Stored records.
* Begin *

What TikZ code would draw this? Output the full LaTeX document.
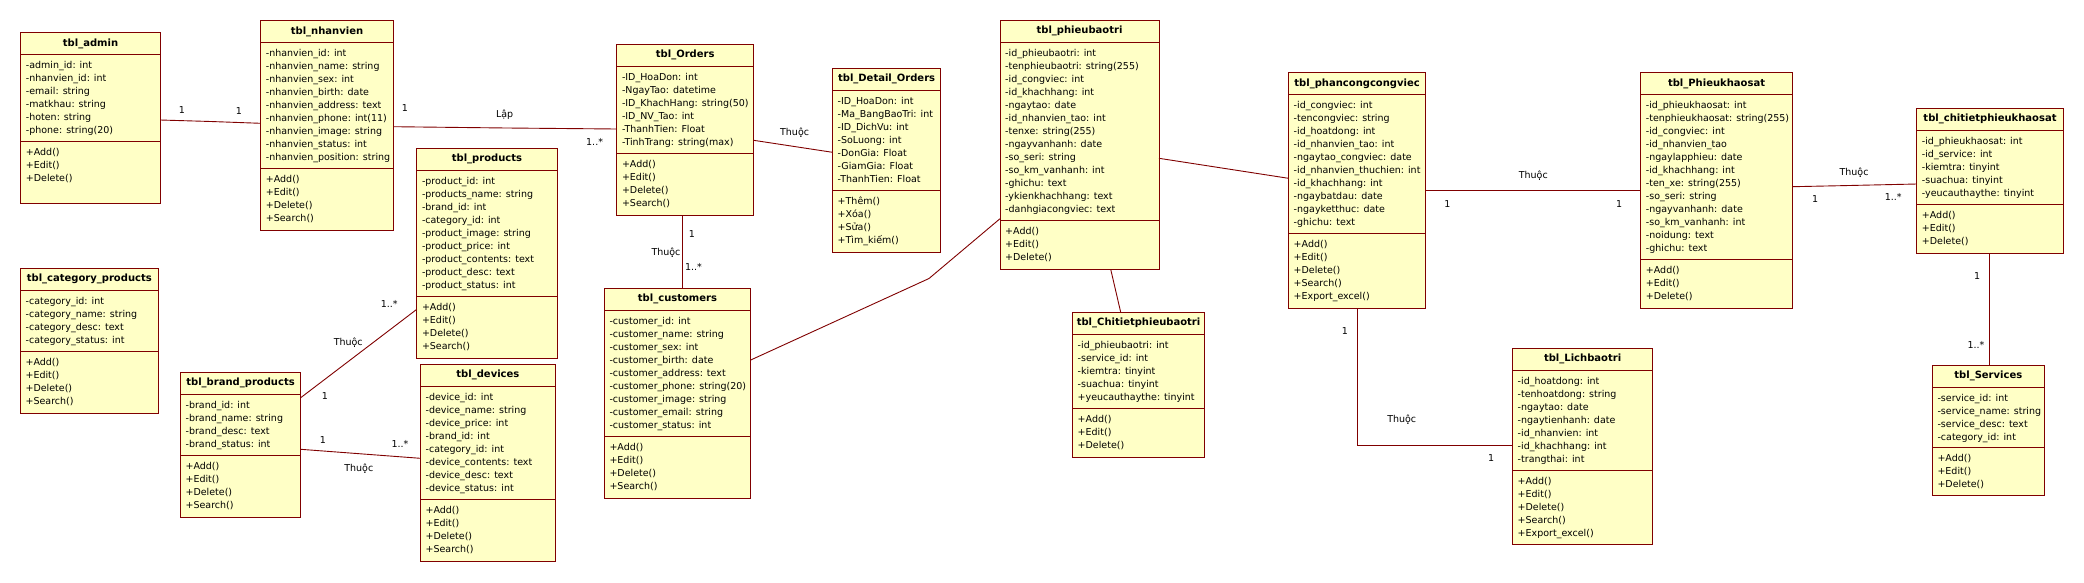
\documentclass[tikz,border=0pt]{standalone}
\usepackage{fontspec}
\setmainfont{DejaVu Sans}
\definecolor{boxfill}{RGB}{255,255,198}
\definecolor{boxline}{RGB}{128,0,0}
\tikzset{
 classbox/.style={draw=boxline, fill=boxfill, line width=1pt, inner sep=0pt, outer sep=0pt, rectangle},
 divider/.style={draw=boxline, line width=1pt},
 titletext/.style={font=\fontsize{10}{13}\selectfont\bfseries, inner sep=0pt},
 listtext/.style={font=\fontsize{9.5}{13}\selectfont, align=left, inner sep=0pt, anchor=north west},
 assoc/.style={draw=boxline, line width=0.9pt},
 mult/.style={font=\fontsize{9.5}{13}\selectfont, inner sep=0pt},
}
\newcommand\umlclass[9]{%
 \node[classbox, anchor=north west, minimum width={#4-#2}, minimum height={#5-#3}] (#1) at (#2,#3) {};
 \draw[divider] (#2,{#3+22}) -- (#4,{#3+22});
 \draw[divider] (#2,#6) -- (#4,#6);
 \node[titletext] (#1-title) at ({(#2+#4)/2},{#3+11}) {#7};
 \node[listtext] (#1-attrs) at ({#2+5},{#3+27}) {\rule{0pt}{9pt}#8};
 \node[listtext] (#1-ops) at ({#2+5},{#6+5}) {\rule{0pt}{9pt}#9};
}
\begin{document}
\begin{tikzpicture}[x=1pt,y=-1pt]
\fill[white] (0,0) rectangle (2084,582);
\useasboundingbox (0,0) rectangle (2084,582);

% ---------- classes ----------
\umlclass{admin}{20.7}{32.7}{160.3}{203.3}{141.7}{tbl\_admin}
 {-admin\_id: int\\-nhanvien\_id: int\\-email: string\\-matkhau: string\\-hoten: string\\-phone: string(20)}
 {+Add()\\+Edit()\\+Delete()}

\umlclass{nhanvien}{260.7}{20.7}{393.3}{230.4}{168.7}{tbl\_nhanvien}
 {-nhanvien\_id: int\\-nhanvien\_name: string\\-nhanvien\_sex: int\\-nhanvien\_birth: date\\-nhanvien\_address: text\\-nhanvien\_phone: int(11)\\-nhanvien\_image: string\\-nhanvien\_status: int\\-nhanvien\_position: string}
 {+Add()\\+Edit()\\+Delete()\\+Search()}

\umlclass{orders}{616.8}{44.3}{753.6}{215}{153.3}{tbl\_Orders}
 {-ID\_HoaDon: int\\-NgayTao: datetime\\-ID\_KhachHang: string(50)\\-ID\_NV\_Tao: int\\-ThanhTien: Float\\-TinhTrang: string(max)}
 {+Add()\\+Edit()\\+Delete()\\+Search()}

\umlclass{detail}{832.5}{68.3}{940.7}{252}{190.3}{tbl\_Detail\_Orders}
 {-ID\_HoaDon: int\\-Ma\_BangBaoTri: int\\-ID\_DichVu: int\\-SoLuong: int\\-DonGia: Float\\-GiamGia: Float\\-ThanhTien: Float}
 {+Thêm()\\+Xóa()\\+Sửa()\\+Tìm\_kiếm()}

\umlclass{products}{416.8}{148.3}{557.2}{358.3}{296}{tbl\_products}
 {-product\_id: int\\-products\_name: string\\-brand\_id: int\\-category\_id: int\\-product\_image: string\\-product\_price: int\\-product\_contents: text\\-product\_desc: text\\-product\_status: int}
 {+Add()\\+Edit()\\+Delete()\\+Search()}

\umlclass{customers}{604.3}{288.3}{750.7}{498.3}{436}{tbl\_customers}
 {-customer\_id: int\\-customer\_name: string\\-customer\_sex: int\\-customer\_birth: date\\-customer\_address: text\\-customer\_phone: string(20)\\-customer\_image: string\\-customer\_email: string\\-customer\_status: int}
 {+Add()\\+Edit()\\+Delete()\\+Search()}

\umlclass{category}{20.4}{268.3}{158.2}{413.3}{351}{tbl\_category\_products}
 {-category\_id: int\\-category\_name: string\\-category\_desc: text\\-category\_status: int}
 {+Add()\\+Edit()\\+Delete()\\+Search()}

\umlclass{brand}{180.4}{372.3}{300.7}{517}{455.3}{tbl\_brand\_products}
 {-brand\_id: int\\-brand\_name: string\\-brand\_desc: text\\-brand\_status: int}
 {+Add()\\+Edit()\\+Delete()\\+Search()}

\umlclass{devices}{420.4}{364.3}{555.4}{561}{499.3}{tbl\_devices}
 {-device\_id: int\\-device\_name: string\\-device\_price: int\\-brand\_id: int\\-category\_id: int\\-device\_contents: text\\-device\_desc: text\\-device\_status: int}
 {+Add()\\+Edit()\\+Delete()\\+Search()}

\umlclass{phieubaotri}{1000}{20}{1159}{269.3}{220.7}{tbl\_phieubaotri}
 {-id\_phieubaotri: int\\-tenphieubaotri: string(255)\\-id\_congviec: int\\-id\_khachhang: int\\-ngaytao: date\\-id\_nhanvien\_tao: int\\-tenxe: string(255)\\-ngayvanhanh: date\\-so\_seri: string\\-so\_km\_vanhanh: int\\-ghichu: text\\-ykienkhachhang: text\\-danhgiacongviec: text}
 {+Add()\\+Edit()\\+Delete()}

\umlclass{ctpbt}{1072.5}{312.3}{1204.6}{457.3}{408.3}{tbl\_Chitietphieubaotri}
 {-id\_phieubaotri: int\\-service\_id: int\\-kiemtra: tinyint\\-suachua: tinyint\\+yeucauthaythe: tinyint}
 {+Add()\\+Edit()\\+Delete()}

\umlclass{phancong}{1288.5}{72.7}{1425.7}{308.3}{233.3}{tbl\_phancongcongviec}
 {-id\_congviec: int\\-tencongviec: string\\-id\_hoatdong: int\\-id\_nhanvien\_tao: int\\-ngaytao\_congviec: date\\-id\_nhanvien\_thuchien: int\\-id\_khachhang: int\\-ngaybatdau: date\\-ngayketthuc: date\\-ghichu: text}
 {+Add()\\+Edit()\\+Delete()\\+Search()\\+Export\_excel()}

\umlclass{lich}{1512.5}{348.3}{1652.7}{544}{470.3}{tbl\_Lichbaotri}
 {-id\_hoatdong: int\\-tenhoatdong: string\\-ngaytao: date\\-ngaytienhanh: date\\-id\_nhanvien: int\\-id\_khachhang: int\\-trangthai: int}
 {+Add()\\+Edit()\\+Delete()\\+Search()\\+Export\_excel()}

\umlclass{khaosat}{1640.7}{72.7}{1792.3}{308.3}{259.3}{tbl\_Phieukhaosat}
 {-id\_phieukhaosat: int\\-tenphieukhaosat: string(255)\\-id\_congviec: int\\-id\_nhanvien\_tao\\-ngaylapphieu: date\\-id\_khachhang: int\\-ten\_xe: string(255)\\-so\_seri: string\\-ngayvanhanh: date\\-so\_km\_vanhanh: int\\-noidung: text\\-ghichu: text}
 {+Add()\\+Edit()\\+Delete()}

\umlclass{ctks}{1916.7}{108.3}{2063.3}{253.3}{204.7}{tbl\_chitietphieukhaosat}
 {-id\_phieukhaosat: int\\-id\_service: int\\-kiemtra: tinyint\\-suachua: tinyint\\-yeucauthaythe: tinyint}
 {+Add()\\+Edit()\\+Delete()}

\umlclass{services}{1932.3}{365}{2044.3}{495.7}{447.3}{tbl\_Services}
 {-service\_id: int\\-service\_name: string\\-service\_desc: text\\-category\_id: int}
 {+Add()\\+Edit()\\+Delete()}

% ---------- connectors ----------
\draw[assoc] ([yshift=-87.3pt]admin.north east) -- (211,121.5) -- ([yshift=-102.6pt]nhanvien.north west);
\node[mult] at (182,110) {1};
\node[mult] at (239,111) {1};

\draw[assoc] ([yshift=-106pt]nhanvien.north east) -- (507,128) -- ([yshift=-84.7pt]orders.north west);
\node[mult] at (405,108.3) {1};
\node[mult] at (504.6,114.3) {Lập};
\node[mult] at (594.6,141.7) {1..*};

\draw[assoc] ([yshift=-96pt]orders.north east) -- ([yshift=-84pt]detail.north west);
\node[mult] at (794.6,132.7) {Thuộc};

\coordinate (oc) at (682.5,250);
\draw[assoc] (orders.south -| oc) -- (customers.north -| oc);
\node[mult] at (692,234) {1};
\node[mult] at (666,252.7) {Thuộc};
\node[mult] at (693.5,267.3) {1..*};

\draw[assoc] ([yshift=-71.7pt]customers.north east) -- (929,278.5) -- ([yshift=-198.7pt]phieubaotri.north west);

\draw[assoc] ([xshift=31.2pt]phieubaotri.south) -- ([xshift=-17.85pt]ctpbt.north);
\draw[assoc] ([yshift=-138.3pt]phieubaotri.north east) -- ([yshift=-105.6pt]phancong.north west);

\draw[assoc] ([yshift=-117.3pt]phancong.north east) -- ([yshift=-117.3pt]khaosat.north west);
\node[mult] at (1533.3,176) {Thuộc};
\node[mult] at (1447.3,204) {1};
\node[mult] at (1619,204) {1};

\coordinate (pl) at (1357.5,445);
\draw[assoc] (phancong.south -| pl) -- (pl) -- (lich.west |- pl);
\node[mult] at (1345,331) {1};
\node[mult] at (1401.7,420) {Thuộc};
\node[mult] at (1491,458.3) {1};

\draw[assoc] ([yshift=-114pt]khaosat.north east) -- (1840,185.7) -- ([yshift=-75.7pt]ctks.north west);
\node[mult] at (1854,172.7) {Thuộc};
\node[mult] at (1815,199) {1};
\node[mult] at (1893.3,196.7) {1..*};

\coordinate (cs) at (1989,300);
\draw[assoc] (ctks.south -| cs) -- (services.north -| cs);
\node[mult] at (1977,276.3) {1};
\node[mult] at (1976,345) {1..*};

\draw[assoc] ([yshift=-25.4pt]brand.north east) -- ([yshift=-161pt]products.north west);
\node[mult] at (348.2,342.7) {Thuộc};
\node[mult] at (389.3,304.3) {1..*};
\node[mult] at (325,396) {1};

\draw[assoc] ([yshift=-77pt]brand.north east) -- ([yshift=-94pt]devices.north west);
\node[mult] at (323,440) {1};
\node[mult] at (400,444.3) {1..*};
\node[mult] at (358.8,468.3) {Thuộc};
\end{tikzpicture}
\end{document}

* End *
* Begin *

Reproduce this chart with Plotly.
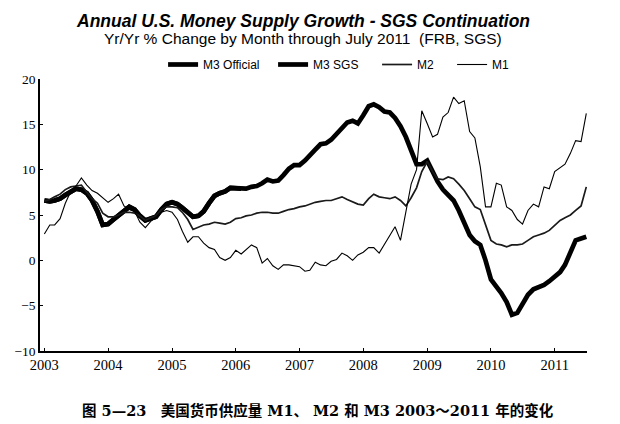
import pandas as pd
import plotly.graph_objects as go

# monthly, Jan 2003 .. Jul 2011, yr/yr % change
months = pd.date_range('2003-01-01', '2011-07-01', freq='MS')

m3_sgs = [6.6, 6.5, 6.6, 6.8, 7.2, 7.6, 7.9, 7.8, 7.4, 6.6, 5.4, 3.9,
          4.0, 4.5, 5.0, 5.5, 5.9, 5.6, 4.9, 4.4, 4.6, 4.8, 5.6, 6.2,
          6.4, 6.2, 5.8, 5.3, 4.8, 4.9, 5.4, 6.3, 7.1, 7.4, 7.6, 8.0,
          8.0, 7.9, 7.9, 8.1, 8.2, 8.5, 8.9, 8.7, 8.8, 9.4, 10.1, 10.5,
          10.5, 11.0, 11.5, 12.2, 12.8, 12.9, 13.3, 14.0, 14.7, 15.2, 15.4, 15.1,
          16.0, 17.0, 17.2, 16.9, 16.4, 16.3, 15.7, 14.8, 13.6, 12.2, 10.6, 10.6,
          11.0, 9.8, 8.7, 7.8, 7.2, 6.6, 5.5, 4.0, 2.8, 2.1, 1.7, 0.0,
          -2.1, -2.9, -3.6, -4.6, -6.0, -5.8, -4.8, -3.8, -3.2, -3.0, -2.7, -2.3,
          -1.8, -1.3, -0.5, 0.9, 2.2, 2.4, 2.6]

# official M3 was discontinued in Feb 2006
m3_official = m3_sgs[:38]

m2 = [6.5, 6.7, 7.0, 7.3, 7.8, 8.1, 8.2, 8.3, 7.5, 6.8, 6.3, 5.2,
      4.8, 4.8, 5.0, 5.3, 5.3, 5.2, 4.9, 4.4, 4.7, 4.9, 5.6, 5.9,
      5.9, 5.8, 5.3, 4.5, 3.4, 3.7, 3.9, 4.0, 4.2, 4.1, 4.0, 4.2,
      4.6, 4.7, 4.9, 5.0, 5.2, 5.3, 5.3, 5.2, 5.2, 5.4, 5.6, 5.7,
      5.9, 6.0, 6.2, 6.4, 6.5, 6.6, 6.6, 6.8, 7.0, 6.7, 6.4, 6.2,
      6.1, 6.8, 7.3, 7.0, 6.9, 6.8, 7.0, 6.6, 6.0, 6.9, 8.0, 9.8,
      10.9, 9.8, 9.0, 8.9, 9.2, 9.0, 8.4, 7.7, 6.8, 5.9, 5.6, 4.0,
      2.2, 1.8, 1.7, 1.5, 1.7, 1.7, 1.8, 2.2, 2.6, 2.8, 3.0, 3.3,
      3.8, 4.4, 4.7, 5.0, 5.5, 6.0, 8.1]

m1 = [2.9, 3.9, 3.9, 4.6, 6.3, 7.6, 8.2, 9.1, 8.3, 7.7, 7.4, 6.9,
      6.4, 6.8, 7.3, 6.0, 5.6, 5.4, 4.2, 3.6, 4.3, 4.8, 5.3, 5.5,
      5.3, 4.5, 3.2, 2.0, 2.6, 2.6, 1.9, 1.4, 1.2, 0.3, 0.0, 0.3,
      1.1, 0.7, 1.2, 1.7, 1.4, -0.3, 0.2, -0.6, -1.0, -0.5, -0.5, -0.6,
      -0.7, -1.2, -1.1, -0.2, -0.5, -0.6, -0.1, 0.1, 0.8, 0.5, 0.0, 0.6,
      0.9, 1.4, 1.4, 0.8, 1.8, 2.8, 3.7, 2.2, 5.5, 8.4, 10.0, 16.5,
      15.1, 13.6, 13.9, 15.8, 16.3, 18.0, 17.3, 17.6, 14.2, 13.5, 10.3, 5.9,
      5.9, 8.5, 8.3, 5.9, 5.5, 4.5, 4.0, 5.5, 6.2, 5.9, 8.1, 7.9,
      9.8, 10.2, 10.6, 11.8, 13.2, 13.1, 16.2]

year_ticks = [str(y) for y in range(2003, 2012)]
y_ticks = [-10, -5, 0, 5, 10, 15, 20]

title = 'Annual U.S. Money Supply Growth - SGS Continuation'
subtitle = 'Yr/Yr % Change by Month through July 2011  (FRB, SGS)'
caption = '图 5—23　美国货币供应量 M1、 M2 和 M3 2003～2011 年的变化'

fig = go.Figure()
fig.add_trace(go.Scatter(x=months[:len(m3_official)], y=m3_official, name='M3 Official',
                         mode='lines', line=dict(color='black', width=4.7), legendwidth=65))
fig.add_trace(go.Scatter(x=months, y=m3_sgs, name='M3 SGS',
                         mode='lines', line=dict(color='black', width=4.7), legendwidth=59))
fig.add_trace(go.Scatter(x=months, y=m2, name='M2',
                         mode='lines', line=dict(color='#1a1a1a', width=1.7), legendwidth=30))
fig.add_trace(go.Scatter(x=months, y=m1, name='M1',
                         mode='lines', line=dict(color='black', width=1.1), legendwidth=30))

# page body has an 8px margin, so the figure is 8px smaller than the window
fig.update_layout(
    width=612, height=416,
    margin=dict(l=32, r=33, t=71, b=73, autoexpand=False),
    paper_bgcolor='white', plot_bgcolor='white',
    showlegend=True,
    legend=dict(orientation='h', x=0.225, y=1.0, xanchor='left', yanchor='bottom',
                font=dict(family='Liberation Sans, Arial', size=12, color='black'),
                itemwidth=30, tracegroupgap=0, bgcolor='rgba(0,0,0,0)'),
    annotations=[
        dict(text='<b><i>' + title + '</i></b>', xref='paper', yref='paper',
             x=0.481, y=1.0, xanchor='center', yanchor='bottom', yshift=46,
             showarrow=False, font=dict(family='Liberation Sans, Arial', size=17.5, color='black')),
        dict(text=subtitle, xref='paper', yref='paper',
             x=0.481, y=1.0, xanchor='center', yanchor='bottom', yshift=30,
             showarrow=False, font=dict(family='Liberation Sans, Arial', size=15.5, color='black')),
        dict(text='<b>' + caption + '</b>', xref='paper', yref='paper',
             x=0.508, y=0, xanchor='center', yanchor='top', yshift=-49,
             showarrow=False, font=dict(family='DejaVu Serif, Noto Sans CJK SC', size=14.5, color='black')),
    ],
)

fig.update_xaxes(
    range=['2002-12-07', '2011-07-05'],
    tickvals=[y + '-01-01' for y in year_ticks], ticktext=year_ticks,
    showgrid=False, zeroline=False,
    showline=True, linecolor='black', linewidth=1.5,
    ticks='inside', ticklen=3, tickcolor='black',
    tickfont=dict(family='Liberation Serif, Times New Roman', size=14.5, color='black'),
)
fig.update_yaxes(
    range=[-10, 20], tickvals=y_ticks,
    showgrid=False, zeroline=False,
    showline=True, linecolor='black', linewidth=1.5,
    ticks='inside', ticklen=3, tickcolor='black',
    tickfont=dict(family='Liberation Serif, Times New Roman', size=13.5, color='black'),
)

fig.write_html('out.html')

* End *
* Begin *

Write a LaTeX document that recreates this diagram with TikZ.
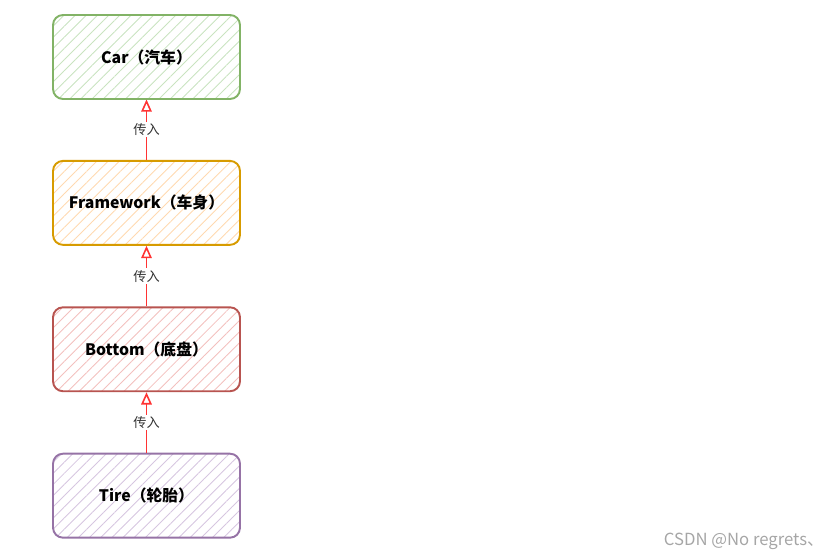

* End *

Task brief.
Copy out the listing above from the line containing "Reproduce this chart with Plotly." to the line containing "months = pd.date_range('2003-01-01', '2011-07-01', freq='MS')", both included, exactly as written and minus the images.

Final result.
Reproduce this chart with Plotly.
import pandas as pd
import plotly.graph_objects as go

# monthly, Jan 2003 .. Jul 2011, yr/yr % change
months = pd.date_range('2003-01-01', '2011-07-01', freq='MS')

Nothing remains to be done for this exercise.